── EXCERPTED DATA
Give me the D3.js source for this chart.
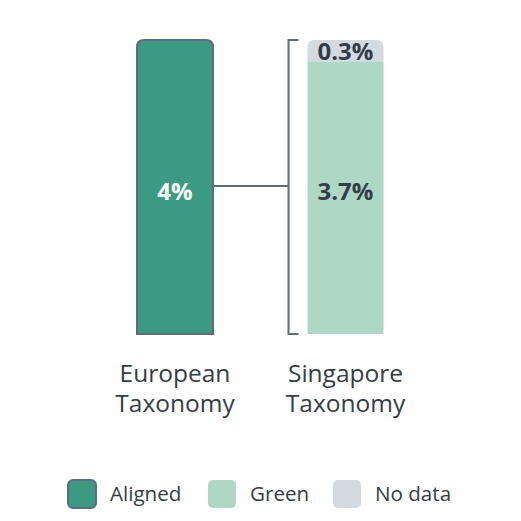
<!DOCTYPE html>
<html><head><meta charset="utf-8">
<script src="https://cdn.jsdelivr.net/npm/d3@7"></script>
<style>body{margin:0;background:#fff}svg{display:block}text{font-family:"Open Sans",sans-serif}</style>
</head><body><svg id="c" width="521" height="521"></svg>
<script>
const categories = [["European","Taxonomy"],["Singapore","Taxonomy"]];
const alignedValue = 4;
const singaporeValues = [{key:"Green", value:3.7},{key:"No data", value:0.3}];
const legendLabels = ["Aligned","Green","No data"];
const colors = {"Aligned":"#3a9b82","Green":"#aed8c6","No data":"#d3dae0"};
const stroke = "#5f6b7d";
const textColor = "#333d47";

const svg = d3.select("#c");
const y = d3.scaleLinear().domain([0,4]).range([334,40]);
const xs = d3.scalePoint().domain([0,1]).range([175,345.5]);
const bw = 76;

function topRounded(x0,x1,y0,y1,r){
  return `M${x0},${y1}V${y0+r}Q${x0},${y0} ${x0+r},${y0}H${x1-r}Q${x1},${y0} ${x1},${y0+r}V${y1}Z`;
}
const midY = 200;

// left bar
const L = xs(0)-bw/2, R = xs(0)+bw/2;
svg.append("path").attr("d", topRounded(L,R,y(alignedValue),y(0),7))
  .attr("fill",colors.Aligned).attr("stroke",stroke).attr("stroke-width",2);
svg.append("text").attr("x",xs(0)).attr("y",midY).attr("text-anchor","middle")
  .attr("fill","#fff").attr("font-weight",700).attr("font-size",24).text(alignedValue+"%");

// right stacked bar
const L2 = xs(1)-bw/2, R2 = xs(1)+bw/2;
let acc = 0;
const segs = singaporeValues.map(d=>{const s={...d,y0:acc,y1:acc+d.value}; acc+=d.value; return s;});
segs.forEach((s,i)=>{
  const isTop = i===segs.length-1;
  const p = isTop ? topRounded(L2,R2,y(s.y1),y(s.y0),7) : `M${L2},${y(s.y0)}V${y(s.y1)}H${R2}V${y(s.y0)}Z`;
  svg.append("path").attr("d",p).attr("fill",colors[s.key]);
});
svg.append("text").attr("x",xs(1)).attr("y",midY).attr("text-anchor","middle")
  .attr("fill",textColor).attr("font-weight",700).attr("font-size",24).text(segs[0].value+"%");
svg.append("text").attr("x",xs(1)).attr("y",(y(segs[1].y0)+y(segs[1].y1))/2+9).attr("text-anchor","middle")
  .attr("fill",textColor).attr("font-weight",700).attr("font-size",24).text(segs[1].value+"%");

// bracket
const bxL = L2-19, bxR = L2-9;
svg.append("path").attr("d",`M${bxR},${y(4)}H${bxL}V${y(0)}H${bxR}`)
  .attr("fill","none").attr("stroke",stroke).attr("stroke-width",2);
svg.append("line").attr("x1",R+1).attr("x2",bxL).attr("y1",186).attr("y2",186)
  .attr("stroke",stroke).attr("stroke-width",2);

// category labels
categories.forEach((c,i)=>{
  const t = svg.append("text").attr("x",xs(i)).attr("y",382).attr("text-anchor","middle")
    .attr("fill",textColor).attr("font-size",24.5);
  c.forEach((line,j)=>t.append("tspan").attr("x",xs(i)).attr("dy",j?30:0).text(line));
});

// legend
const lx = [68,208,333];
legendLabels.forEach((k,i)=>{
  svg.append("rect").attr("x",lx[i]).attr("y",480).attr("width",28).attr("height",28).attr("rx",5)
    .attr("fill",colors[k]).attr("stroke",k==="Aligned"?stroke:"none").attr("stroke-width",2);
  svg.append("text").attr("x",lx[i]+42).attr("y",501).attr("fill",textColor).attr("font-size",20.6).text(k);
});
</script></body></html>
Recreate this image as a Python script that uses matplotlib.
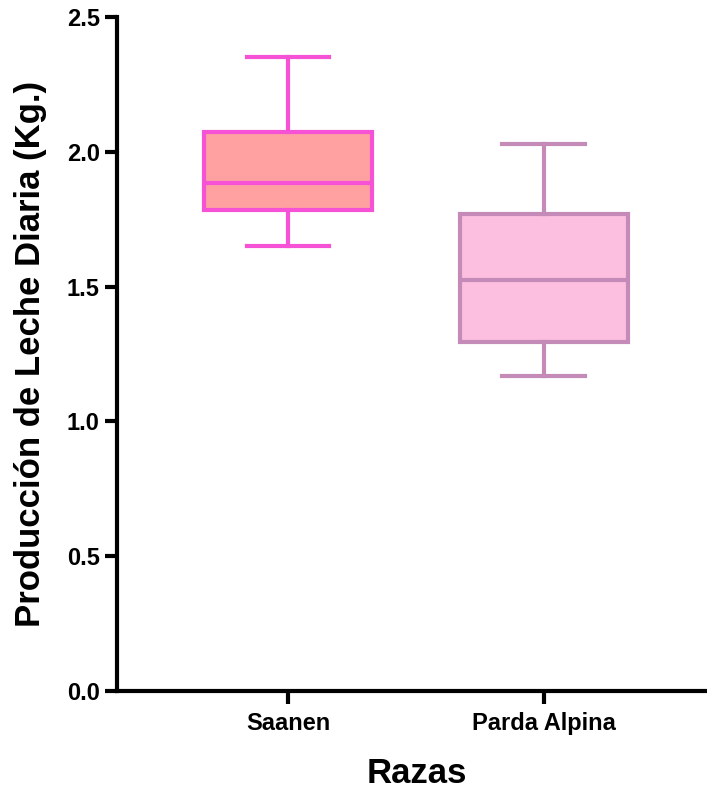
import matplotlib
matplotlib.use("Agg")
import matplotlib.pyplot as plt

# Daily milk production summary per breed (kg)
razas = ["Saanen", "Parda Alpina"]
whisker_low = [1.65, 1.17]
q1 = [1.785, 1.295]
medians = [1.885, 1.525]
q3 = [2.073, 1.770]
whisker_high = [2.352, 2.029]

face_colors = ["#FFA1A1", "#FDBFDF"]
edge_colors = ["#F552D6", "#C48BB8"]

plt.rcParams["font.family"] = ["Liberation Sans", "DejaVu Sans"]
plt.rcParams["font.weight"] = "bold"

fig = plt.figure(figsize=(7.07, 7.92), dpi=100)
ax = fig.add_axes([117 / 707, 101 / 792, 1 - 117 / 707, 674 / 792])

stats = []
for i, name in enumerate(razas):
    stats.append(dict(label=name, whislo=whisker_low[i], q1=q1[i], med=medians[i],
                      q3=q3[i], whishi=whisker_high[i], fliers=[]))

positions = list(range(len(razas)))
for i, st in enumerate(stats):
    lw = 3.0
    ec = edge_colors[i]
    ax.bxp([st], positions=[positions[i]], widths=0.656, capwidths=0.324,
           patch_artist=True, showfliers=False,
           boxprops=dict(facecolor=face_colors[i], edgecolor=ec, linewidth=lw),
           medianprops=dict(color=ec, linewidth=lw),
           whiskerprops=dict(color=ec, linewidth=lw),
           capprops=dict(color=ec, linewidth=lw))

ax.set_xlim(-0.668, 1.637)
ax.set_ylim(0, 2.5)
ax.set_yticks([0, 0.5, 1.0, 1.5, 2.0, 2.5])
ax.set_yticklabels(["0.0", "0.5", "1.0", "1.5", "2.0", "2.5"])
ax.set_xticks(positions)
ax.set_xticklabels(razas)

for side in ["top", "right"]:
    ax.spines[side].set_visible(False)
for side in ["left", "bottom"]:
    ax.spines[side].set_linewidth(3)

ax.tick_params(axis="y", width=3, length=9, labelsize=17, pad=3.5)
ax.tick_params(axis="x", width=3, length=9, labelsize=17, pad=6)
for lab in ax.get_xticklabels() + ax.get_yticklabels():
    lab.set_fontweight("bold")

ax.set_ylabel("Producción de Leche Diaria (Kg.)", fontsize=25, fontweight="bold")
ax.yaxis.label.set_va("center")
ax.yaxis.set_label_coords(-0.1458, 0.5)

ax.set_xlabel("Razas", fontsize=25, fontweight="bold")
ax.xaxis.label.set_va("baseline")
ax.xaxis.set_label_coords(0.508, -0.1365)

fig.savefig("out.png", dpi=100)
────
### SET TASK
Leave out the pictures and give the listing above again exactly.

### COMPLETE OUTPUT
Give me the D3.js source for this chart.
<!DOCTYPE html>
<html><head><meta charset="utf-8">
<script src="https://cdn.jsdelivr.net/npm/d3@7"></script>
<style>body{margin:0;background:#fff}svg{display:block}text{font-family:"Open Sans",sans-serif}</style>
</head><body><svg id="c" width="521" height="521"></svg>
<script>
const categories = [["European","Taxonomy"],["Singapore","Taxonomy"]];
const alignedValue = 4;
const singaporeValues = [{key:"Green", value:3.7},{key:"No data", value:0.3}];
const legendLabels = ["Aligned","Green","No data"];
const colors = {"Aligned":"#3a9b82","Green":"#aed8c6","No data":"#d3dae0"};
const stroke = "#5f6b7d";
const textColor = "#333d47";

const svg = d3.select("#c");
const y = d3.scaleLinear().domain([0,4]).range([334,40]);
const xs = d3.scalePoint().domain([0,1]).range([175,345.5]);
const bw = 76;

function topRounded(x0,x1,y0,y1,r){
  return `M${x0},${y1}V${y0+r}Q${x0},${y0} ${x0+r},${y0}H${x1-r}Q${x1},${y0} ${x1},${y0+r}V${y1}Z`;
}
const midY = 200;

// left bar
const L = xs(0)-bw/2, R = xs(0)+bw/2;
svg.append("path").attr("d", topRounded(L,R,y(alignedValue),y(0),7))
  .attr("fill",colors.Aligned).attr("stroke",stroke).attr("stroke-width",2);
svg.append("text").attr("x",xs(0)).attr("y",midY).attr("text-anchor","middle")
  .attr("fill","#fff").attr("font-weight",700).attr("font-size",24).text(alignedValue+"%");

// right stacked bar
const L2 = xs(1)-bw/2, R2 = xs(1)+bw/2;
let acc = 0;
const segs = singaporeValues.map(d=>{const s={...d,y0:acc,y1:acc+d.value}; acc+=d.value; return s;});
segs.forEach((s,i)=>{
  const isTop = i===segs.length-1;
  const p = isTop ? topRounded(L2,R2,y(s.y1),y(s.y0),7) : `M${L2},${y(s.y0)}V${y(s.y1)}H${R2}V${y(s.y0)}Z`;
  svg.append("path").attr("d",p).attr("fill",colors[s.key]);
});
svg.append("text").attr("x",xs(1)).attr("y",midY).attr("text-anchor","middle")
  .attr("fill",textColor).attr("font-weight",700).attr("font-size",24).text(segs[0].value+"%");
svg.append("text").attr("x",xs(1)).attr("y",(y(segs[1].y0)+y(segs[1].y1))/2+9).attr("text-anchor","middle")
  .attr("fill",textColor).attr("font-weight",700).attr("font-size",24).text(segs[1].value+"%");

// bracket
const bxL = L2-19, bxR = L2-9;
svg.append("path").attr("d",`M${bxR},${y(4)}H${bxL}V${y(0)}H${bxR}`)
  .attr("fill","none").attr("stroke",stroke).attr("stroke-width",2);
svg.append("line").attr("x1",R+1).attr("x2",bxL).attr("y1",186).attr("y2",186)
  .attr("stroke",stroke).attr("stroke-width",2);

// category labels
categories.forEach((c,i)=>{
  const t = svg.append("text").attr("x",xs(i)).attr("y",382).attr("text-anchor","middle")
    .attr("fill",textColor).attr("font-size",24.5);
  c.forEach((line,j)=>t.append("tspan").attr("x",xs(i)).attr("dy",j?30:0).text(line));
});

// legend
const lx = [68,208,333];
legendLabels.forEach((k,i)=>{
  svg.append("rect").attr("x",lx[i]).attr("y",480).attr("width",28).attr("height",28).attr("rx",5)
    .attr("fill",colors[k]).attr("stroke",k==="Aligned"?stroke:"none").attr("stroke-width",2);
  svg.append("text").attr("x",lx[i]+42).attr("y",501).attr("fill",textColor).attr("font-size",20.6).text(k);
});
</script></body></html>
Recreate this image as a Python script that uses matplotlib.
import matplotlib
matplotlib.use("Agg")
import matplotlib.pyplot as plt

# Daily milk production summary per breed (kg)
razas = ["Saanen", "Parda Alpina"]
whisker_low = [1.65, 1.17]
q1 = [1.785, 1.295]
medians = [1.885, 1.525]
q3 = [2.073, 1.770]
whisker_high = [2.352, 2.029]

face_colors = ["#FFA1A1", "#FDBFDF"]
edge_colors = ["#F552D6", "#C48BB8"]

plt.rcParams["font.family"] = ["Liberation Sans", "DejaVu Sans"]
plt.rcParams["font.weight"] = "bold"

fig = plt.figure(figsize=(7.07, 7.92), dpi=100)
ax = fig.add_axes([117 / 707, 101 / 792, 1 - 117 / 707, 674 / 792])

stats = []
for i, name in enumerate(razas):
    stats.append(dict(label=name, whislo=whisker_low[i], q1=q1[i], med=medians[i],
                      q3=q3[i], whishi=whisker_high[i], fliers=[]))

positions = list(range(len(razas)))
for i, st in enumerate(stats):
    lw = 3.0
    ec = edge_colors[i]
    ax.bxp([st], positions=[positions[i]], widths=0.656, capwidths=0.324,
           patch_artist=True, showfliers=False,
           boxprops=dict(facecolor=face_colors[i], edgecolor=ec, linewidth=lw),
           medianprops=dict(color=ec, linewidth=lw),
           whiskerprops=dict(color=ec, linewidth=lw),
           capprops=dict(color=ec, linewidth=lw))

ax.set_xlim(-0.668, 1.637)
ax.set_ylim(0, 2.5)
ax.set_yticks([0, 0.5, 1.0, 1.5, 2.0, 2.5])
ax.set_yticklabels(["0.0", "0.5", "1.0", "1.5", "2.0", "2.5"])
ax.set_xticks(positions)
ax.set_xticklabels(razas)

for side in ["top", "right"]:
    ax.spines[side].set_visible(False)
for side in ["left", "bottom"]:
    ax.spines[side].set_linewidth(3)

ax.tick_params(axis="y", width=3, length=9, labelsize=17, pad=3.5)
ax.tick_params(axis="x", width=3, length=9, labelsize=17, pad=6)
for lab in ax.get_xticklabels() + ax.get_yticklabels():
    lab.set_fontweight("bold")

ax.set_ylabel("Producción de Leche Diaria (Kg.)", fontsize=25, fontweight="bold")
ax.yaxis.label.set_va("center")
ax.yaxis.set_label_coords(-0.1458, 0.5)

ax.set_xlabel("Razas", fontsize=25, fontweight="bold")
ax.xaxis.label.set_va("baseline")
ax.xaxis.set_label_coords(0.508, -0.1365)

fig.savefig("out.png", dpi=100)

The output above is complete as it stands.